AIM: Copy exactly the lines that run from the top of the listing to the line containing "import * as", both ends included, and omit the pictures.

[START OF RECORD EXTRACTS]

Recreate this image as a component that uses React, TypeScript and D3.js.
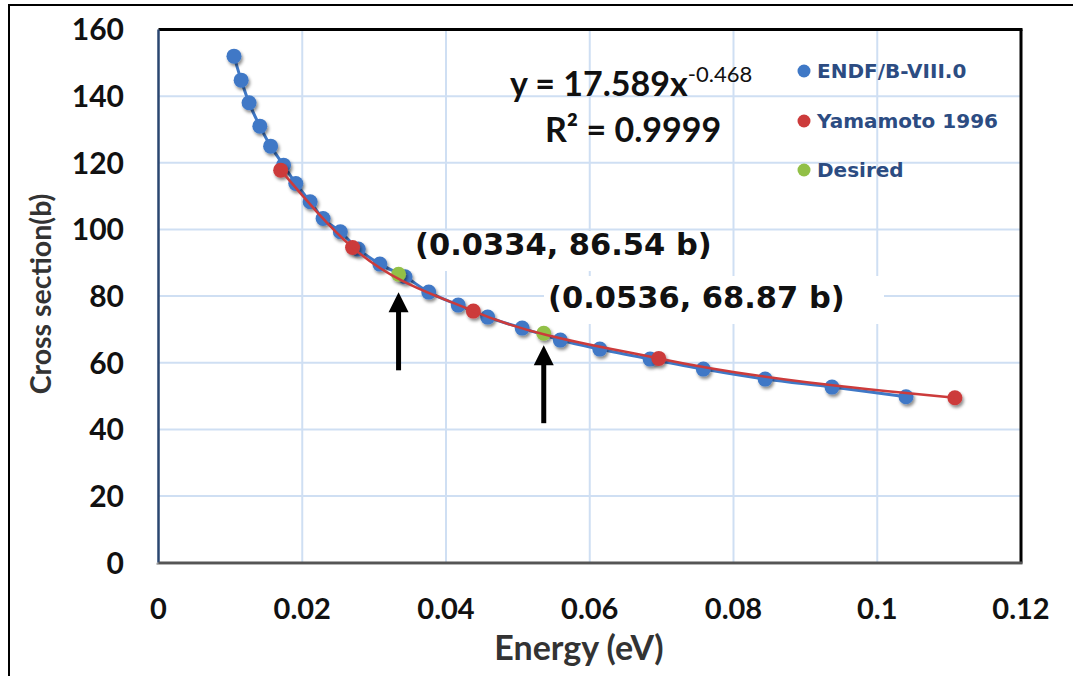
import * as d3 from "d3";

// ENDF/B-VIII.0 evaluated points (energy in eV, cross section in b)
const endfEnergy = [
  0.0105, 0.0115, 0.0126, 0.0141, 0.0156, 0.0174, 0.0191, 0.0211, 0.0229, 0.0253, 0.0278, 0.0308,
  0.0343, 0.0376, 0.0417, 0.0458, 0.0506, 0.0559, 0.0614, 0.0684, 0.0758, 0.0844, 0.0937, 0.104,
];
const endfSigma = [
  152.0, 144.8, 138.0, 131.0, 125.0, 119.3, 113.8, 108.3, 103.3, 99.3, 94.1, 89.6,
  85.8, 81.2, 77.3, 73.7, 70.4, 66.8, 64.1, 61.1, 58.1, 55.1, 52.7, 49.8,
];

// Yamamoto 1996
const yamaEnergy = [0.017, 0.027, 0.0438, 0.0696, 0.1108];
const yamaSigma = [117.8, 94.6, 75.5, 61.3, 49.5];

// Desired points
const desiredEnergy = [0.0334, 0.0536];
const desiredSigma = [86.54, 68.87];
const desiredLabels = ["(0.0334, 86.54 b)", "(0.0536, 68.87 b)"];

const xTicks = [0, 0.02, 0.04, 0.06, 0.08, 0.1, 0.12];
const yTicks = [0, 20, 40, 60, 80, 100, 120, 140, 160];

const legendNames = ["ENDF/B-VIII.0", "Yamamoto 1996", "Desired"];

const W = 1073;
const H = 676;
const plot = { left: 158.5, right: 1021, top: 29.5, bottom: 562.7 };

const BLUE = "#3f78c6";
const RED = "#cc3b3b";
const GREEN = "#92c047";
const GRID = "#cfdff3";
const LEGEND_TEXT = "#2c4c82";

const zip = (xs: number[], ys: number[]) => xs.map((x, i) => ({ x, y: ys[i] }));

export default function App() {
  const x = d3.scaleLinear().domain([0, 0.12]).range([plot.left, plot.right]);
  const y = d3.scaleLinear().domain([0, 160]).range([plot.bottom, plot.top]);

  const endf = zip(endfEnergy, endfSigma);
  const yama = zip(yamaEnergy, yamaSigma);
  const desired = zip(desiredEnergy, desiredSigma);

  const blueLine = d3
    .line<{ x: number; y: number }>()
    .x((d) => x(d.x))
    .y((d) => y(d.y))
    .curve(d3.curveCatmullRom);
  const redLine = d3
    .line<{ x: number; y: number }>()
    .x((d) => x(d.x))
    .y((d) => y(d.y))
    .curve(d3.curveMonotoneX);

  // label boxes and arrows (layout only)
  const labelPos = [
    { x: 415, y: 255, box: [410, 231, 308, 40] },
    { x: 548, y: 308, box: [544, 276, 340, 48] },
  ];
  const arrowGap = [18, 12];
  const arrowLen = 78;

  const legendRows = [71, 121, 170];
  const legendColors = [BLUE, RED, GREEN];

  const tickFont = "Lato, 'Liberation Sans', sans-serif";

  return (
    <div style={{ position: "absolute", left: 0, top: 0 }}>
      <svg width={W} height={H} style={{ display: "block", background: "#fff" }}>
        <defs>
          <filter id="shadow" x="-50%" y="-50%" width="200%" height="200%">
            <feDropShadow dx="1.5" dy="2.5" stdDeviation="1.6" floodColor="#000" floodOpacity="0.45" />
          </filter>
        </defs>

        {/* outer frame */}
        <rect x={9} y={5} width={W + 20} height={H + 20} fill="#fff" stroke="#000" strokeWidth={2} />

        {/* grid */}
        {xTicks.slice(1, -1).map((t) => (
          <line key={"gx" + t} x1={x(t)} x2={x(t)} y1={plot.top} y2={plot.bottom} stroke={GRID} strokeWidth={2} />
        ))}
        {yTicks.slice(1, -1).map((t) => (
          <line key={"gy" + t} x1={plot.left} x2={plot.right} y1={y(t)} y2={y(t)} stroke={GRID} strokeWidth={2} />
        ))}

        {/* plot area border */}
        <line x1={plot.left} x2={plot.right + 1.5} y1={plot.top} y2={plot.top} stroke="#000" strokeWidth={3} />
        <line x1={plot.right} x2={plot.right} y1={plot.top} y2={plot.bottom} stroke="#000" strokeWidth={3} />
        <line x1={plot.left} x2={plot.left} y1={plot.top} y2={plot.bottom} stroke="#2a4670" strokeWidth={2.5} />
        <line
          x1={plot.left - 2}
          x2={plot.right + 1.5}
          y1={plot.bottom + 1}
          y2={plot.bottom + 1}
          stroke="#9a9a9a"
          strokeWidth={2}
        />
        <line x1={plot.left} x2={plot.right + 1.5} y1={plot.bottom} y2={plot.bottom} stroke="#555" strokeWidth={2.5} />

        {/* y tick labels */}
        {yTicks.map((t) => (
          <text
            key={"ty" + t}
            x={124}
            y={y(t)}
            dy="0.36em"
            textAnchor="end"
            fontFamily={tickFont}
            fontWeight={700}
            fontSize={30}
            fill="#111"
          >
            {t}
          </text>
        ))}
        {/* x tick labels */}
        {xTicks.map((t) => (
          <text
            key={"tx" + t}
            x={x(t)}
            y={619}
            textAnchor="middle"
            fontFamily={tickFont}
            fontWeight={700}
            fontSize={29}
            fill="#111"
          >
            {d3.format("~g")(t)}
          </text>
        ))}

        {/* axis titles */}
        <text
          transform={`translate(51,294) rotate(-90)`}
          textAnchor="middle"
          fontFamily={tickFont}
          fontWeight={700}
          fontSize={28.5}
          fill="#333"
        >
          Cross section(b)
        </text>
        <text x={579} y={660} textAnchor="middle" fontFamily={tickFont} fontWeight={700} fontSize={34} fill="#333">
          Energy (eV)
        </text>

        {/* series */}
        <path d={blueLine(endf) ?? ""} fill="none" stroke={BLUE} strokeWidth={3} />
        <g filter="url(#shadow)">
          {endf.map((d, i) => (
            <circle key={"b" + i} cx={x(d.x)} cy={y(d.y)} r={7.5} fill={BLUE} />
          ))}
        </g>
        <g filter="url(#shadow)">
          {desired.map((d, i) => (
            <circle key={"g" + i} cx={x(d.x)} cy={y(d.y)} r={7.5} fill={GREEN} />
          ))}
        </g>
        <g filter="url(#shadow)">
          {yama.map((d, i) => (
            <circle key={"r" + i} cx={x(d.x)} cy={y(d.y)} r={7.5} fill={RED} />
          ))}
        </g>
        <path d={redLine(yama) ?? ""} fill="none" stroke={RED} strokeWidth={2.5} />

        {/* trend equation */}
        <text x={510} y={96} fontFamily={tickFont} fontWeight={700} fontSize={34} fill="#111">
          y = 17.589x
          <tspan dy={-14} fontSize={22} fontWeight={400}>
            -0.468
          </tspan>
        </text>
        <text x={545} y={142} fontFamily={tickFont} fontWeight={700} fontSize={34} fill="#111">
          R² = 0.9999
        </text>

        {/* legend */}
        {legendNames.map((name, i) => (
          <g key={name}>
            <circle cx={804} cy={legendRows[i]} r={6.5} fill={legendColors[i]} />
            <text
              x={817}
              y={legendRows[i]}
              dy="0.36em"
              fontFamily="'DejaVu Sans', sans-serif"
              fontWeight={700}
              fontSize={20}
              fill={LEGEND_TEXT}
            >
              {name}
            </text>
          </g>
        ))}

        {/* annotations */}
        {desired.map((d, i) => {
          const lp = labelPos[i];
          const ax = x(d.x);
          const tip = y(d.y) + arrowGap[i];
          return (
            <g key={"a" + i}>
              <rect x={lp.box[0]} y={lp.box[1]} width={lp.box[2]} height={lp.box[3]} fill="#fff" />
              <text
                x={lp.x}
                y={lp.y}
                fontFamily="'DejaVu Sans', sans-serif"
                fontWeight={700}
                fontSize={30.5}
                fill="#111"
              >
                {desiredLabels[i]}
              </text>
              <line x1={ax} x2={ax} y1={tip + 16} y2={tip + arrowLen} stroke="#000" strokeWidth={5} />
              <path d={`M${ax},${tip} L${ax - 10},${tip + 20} L${ax + 10},${tip + 20} Z`} fill="#000" />
            </g>
          );
        })}
      </svg>
    </div>
  );
}
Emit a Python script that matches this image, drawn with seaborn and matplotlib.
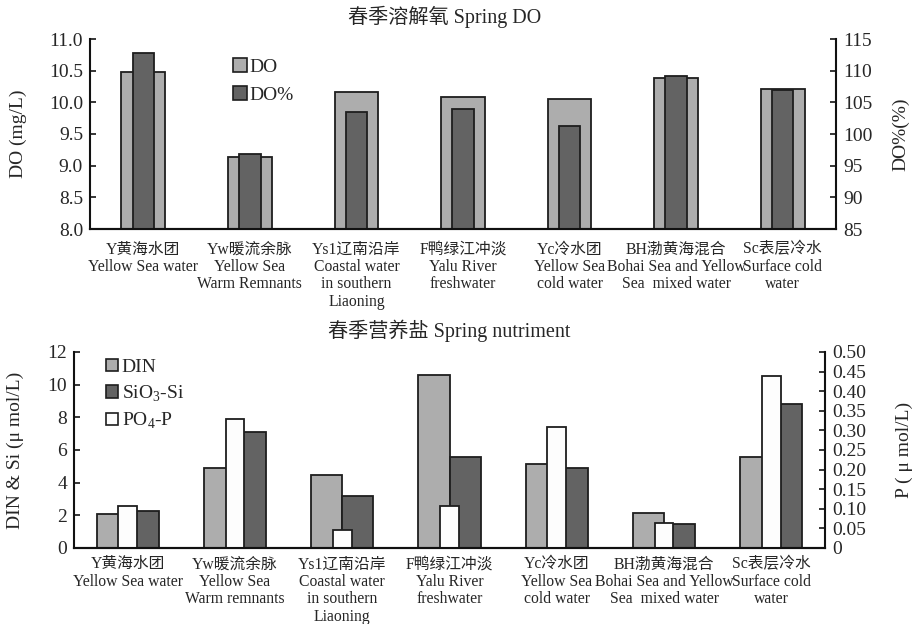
import matplotlib
matplotlib.use("Agg")
import matplotlib.pyplot as plt
from matplotlib.patches import Patch
import seaborn as sns
import pandas as pd

# Water masses (Chinese code + English description)
masses_do = [
    "Y黄海水团\nYellow Sea water",
    "Yw暖流余脉\nYellow Sea\nWarm Remnants",
    "Ys1辽南沿岸\nCoastal water\nin southern\nLiaoning",
    "F鸭绿江冲淡\nYalu River\nfreshwater",
    "Yc冷水团\nYellow Sea\ncold water",
    "BH渤黄海混合\nBohai Sea and Yellow\nSea  mixed water",
    "Sc表层冷水\nSurface cold\nwater",
]
masses_nut = [
    "Y黄海水团\nYellow Sea water",
    "Yw暖流余脉\nYellow Sea\nWarm remnants",
    "Ys1辽南沿岸\nCoastal water\nin southern\nLiaoning",
    "F鸭绿江冲淡\nYalu River\nfreshwater",
    "Yc冷水团\nYellow Sea\ncold water",
    "BH渤黄海混合\nBohai Sea and Yellow\nSea  mixed water",
    "Sc表层冷水\nSurface cold\nwater",
]
codes = ["Y", "Yw", "Ys1", "F", "Yc", "BH", "Sc"]

# Spring dissolved oxygen
do_mg = [10.48, 9.13, 10.17, 10.08, 10.06, 10.39, 10.21]     # mg/L
do_pct = [112.8, 96.9, 103.4, 103.9, 101.3, 109.2, 106.9]    # %

# Spring nutrients
din = [2.06, 4.87, 4.48, 10.62, 5.13, 2.16, 5.58]            # umol/L
sio3 = [2.26, 7.11, 3.18, 5.58, 4.89, 1.45, 8.80]            # umol/L
po4 = [0.107, 0.330, 0.046, 0.106, 0.309, 0.065, 0.438]      # umol/L

LIGHT = "#adadad"
DARK = "#636363"
WHITE = "#fdfdfd"
EDGE = "#1e1e1e"

sns.set_style("white")
plt.rcParams["font.family"] = ["Liberation Serif", "Noto Sans CJK SC"]
plt.rcParams["axes.linewidth"] = 1.5
plt.rcParams["axes.edgecolor"] = "#111111"

fig = plt.figure(figsize=(9.16, 6.24), dpi=100)

# ---------------- upper panel: DO ----------------
ax1 = fig.add_axes([90 / 916, 1 - 229 / 624, 746 / 916, 190 / 624])
sns.barplot(x=codes, y=do_mg, ax=ax1, color=LIGHT, width=0.41,
            edgecolor=EDGE, linewidth=1.3, saturation=1)
ax1b = ax1.twinx()
sns.barplot(x=codes, y=do_pct, ax=ax1b, color=DARK, width=0.2,
            edgecolor=EDGE, linewidth=1.3, saturation=1)
ax1.set_ylim(8.0, 11.0)
ax1.set_yticks([8.0, 8.5, 9.0, 9.5, 10.0, 10.5, 11.0])
ax1.set_yticklabels([f"{v:.1f}" for v in ax1.get_yticks()])
ax1b.set_ylim(85, 115)
ax1b.set_yticks(range(85, 116, 5))

# ---------------- lower panel: nutrients ----------------
ax2 = fig.add_axes([74 / 916, 1 - 548 / 624, 751 / 916, 196 / 624])
nut = pd.DataFrame({
    "mass": codes * 2,
    "value": din + sio3,
    "series": ["DIN"] * 7 + ["SiO3"] * 7,
})
sns.barplot(data=nut, x="mass", y="value", hue="series",
            hue_order=["DIN", "SiO3"], palette=[LIGHT, DARK],
            width=0.578, gap=0, edgecolor=EDGE, linewidth=1.3,
            saturation=1, legend=False, ax=ax2)
ax2b = ax2.twinx()
sns.barplot(x=codes, y=po4, ax=ax2b, color=WHITE, width=0.175,
            edgecolor=EDGE, linewidth=1.3, saturation=1)
ax2.set_ylim(0, 12)
ax2.set_yticks(range(0, 13, 2))
ax2b.set_ylim(0, 0.5)
pt = [0, 0.05, 0.10, 0.15, 0.20, 0.25, 0.30, 0.35, 0.40, 0.45, 0.50]
ax2b.set_yticks(pt)
ax2b.set_yticklabels(["0"] + [f"{v:.2f}" for v in pt[1:]])

# ---------------- shared styling ----------------
for ax, axb, labels, pad in ((ax1, ax1b, masses_do, 9), (ax2, ax2b, masses_nut, 6)):
    ax.set_xlim(-0.5, 6.5)
    ax.set_xticks(range(7))
    ax.set_xticklabels(labels, fontsize=11.3, linespacing=1.12)
    ax.set_xticks([i + 0.5 for i in range(6)], minor=True)
    ax.tick_params(axis="x", which="major", length=0, pad=pad)
    ax.tick_params(axis="x", which="minor", direction="in", length=5, width=1.3)
    ax.tick_params(axis="y", direction="in", length=4, width=1.3,
                   labelsize=14, pad=5, left=True)
    axb.tick_params(axis="y", direction="in", length=4, width=1.3,
                    labelsize=14, pad=5, right=True)
    for a in (ax, axb):
        a.set_xlabel("")
        a.set_ylabel("")
        a.spines["top"].set_visible(False)
        for s in a.spines.values():
            s.set_linewidth(1.5)
    ax.spines["right"].set_visible(False)
    axb.spines["left"].set_visible(False)

# titles and axis labels
fig.text(445 / 916, 1 - 17 / 624, "春季溶解氧 Spring DO", ha="center", va="center", fontsize=14.5)
fig.text(449 / 916, 1 - 331 / 624, "春季营养盐 Spring nutriment", ha="center", va="center", fontsize=14.5)
fig.text(18 / 916, 1 - 134 / 624, "DO (mg/L)", rotation=90, ha="center", va="center", fontsize=14)
fig.text(901 / 916, 1 - 134 / 624, "DO%(%)", rotation=90, ha="center", va="center", fontsize=14)
fig.text(15 / 916, 1 - 450 / 624, "DIN & Si (μ mol/L)", rotation=90, ha="center", va="center", fontsize=14)
fig.text(904 / 916, 1 - 450 / 624, "P ( μ mol/L)", rotation=90, ha="center", va="center", fontsize=14)

# legends
leg1 = ax1b.legend(
    handles=[Patch(facecolor=LIGHT, edgecolor=EDGE, linewidth=1.2),
             Patch(facecolor=DARK, edgecolor=EDGE, linewidth=1.2)],
    labels=["DO", "DO%"], loc="upper left",
    bbox_to_anchor=(233 / 916, 1 - 58 / 624), bbox_transform=fig.transFigure,
    frameon=False, fontsize=14, handlelength=0.7, handleheight=0.7,
    handletextpad=0.15, labelspacing=0.55, borderpad=0, borderaxespad=0)
leg2 = ax2b.legend(
    handles=[Patch(facecolor=LIGHT, edgecolor=EDGE, linewidth=1.2),
             Patch(facecolor=DARK, edgecolor=EDGE, linewidth=1.2),
             Patch(facecolor=WHITE, edgecolor=EDGE, linewidth=1.2)],
    labels=["DIN", "SiO$_\\mathregular{3}$-Si", "PO$_\\mathregular{4}$-P"],
    loc="upper left",
    bbox_to_anchor=(106 / 916, 1 - 359 / 624), bbox_transform=fig.transFigure,
    frameon=False, fontsize=14, handlelength=0.6, handleheight=0.6,
    handletextpad=0.2, labelspacing=0.38, borderpad=0, borderaxespad=0)

fig.savefig("out.png", dpi=100, facecolor="white")
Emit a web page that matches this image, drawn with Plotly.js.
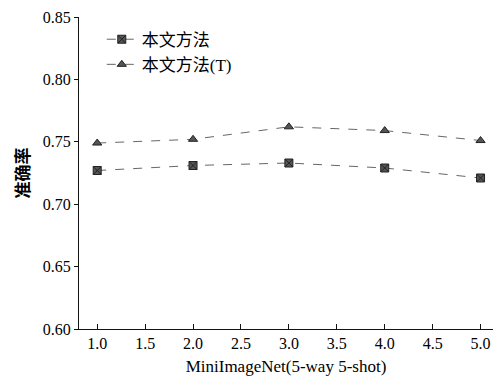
<!DOCTYPE html>
<html><head><meta charset="utf-8">
<script src="https://cdn.plot.ly/plotly-3.0.1.min.js"></script>
<style>body{margin:0;background:#fff}</style>
</head><body><div id="chart" style="width:496px;height:385px"></div>
<script>
const xVals = [1, 2, 3, 4, 5];
const seriesA = [0.727, 0.731, 0.733, 0.729, 0.721];
const seriesB = [0.749, 0.752, 0.762, 0.759, 0.751];
const names = ['本文方法', '本文方法(T)'];
const xTicks = [1.0, 1.5, 2.0, 2.5, 3.0, 3.5, 4.0, 4.5, 5.0];
const yTicks = [0.60, 0.65, 0.70, 0.75, 0.80, 0.85];

const serif = 'Liberation Serif';
const cjk = 'Noto Sans CJK SC';
const traces = [
  {x: xVals, y: seriesA, name: names[0], mode: 'lines+markers',
   line: {color: '#666', width: 1, dash: 'dash'},
   marker: {symbol: 'square-x', size: 8, color: '#555', line: {color: '#222', width: 1}}},
  {x: xVals, y: seriesB, name: names[1], mode: 'lines+markers',
   line: {color: '#666', width: 1, dash: 'dash'},
   marker: {symbol: 'triangle-up', size: 8, color: '#555', line: {color: '#222', width: 1}}}
];
const layout = {
  width: 496, height: 385,
  margin: {l: 79, r: 3, t: 17, b: 56},
  paper_bgcolor: '#fff', plot_bgcolor: '#fff',
  font: {family: serif, color: '#000'},
  showlegend: true,
  legend: {x: 0.055, y: 0.985, xanchor: 'left', yanchor: 'top', bgcolor: 'rgba(0,0,0,0)',
    font: {family: serif + ', ' + cjk, size: 17, color: '#000'}, tracegroupgap: 0},
  xaxis: {range: [0.81, 5.13], tickvals: xTicks, ticktext: xTicks.map(v => v.toFixed(1)),
    showgrid: false, zeroline: false, showline: true, linecolor: '#111', linewidth: 1,
    ticks: 'inside', ticklen: 5, tickcolor: '#111',
    tickfont: {family: serif, size: 16, color: '#000'},
    title: {text: 'MiniImageNet(5-way 5-shot)', font: {family: serif, size: 17, color: '#000'}, standoff: 8}},
  yaxis: {range: [0.60, 0.85], tickvals: yTicks, ticktext: yTicks.map(v => v.toFixed(2)),
    showgrid: false, zeroline: false, showline: true, linecolor: '#111', linewidth: 1,
    ticks: 'outside', ticklen: 4, tickcolor: '#111',
    tickfont: {family: serif, size: 16, color: '#000'},
    title: {text: '<b>准确率</b>', font: {family: cjk, size: 17, color: '#000'}, standoff: 8}}
};
Plotly.newPlot('chart', traces, layout, {displayModeBar: false, staticPlot: true});
</script></body></html>
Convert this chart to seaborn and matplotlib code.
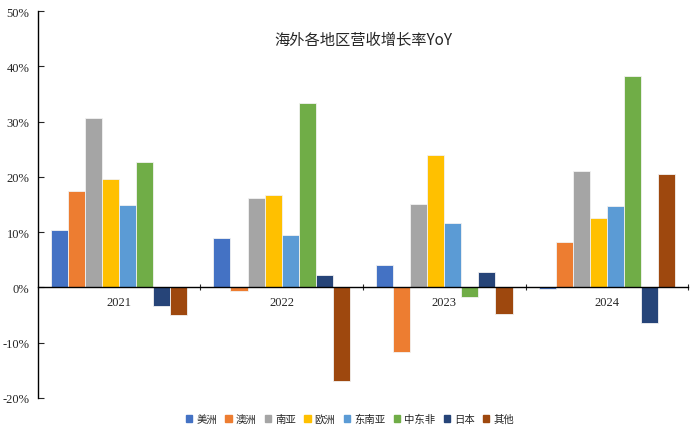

[END OF RECORD EXTRACTS]

TASK RESPONSE:
Recreate this image as a component that uses React, TypeScript and D3.js.
import * as d3 from "d3";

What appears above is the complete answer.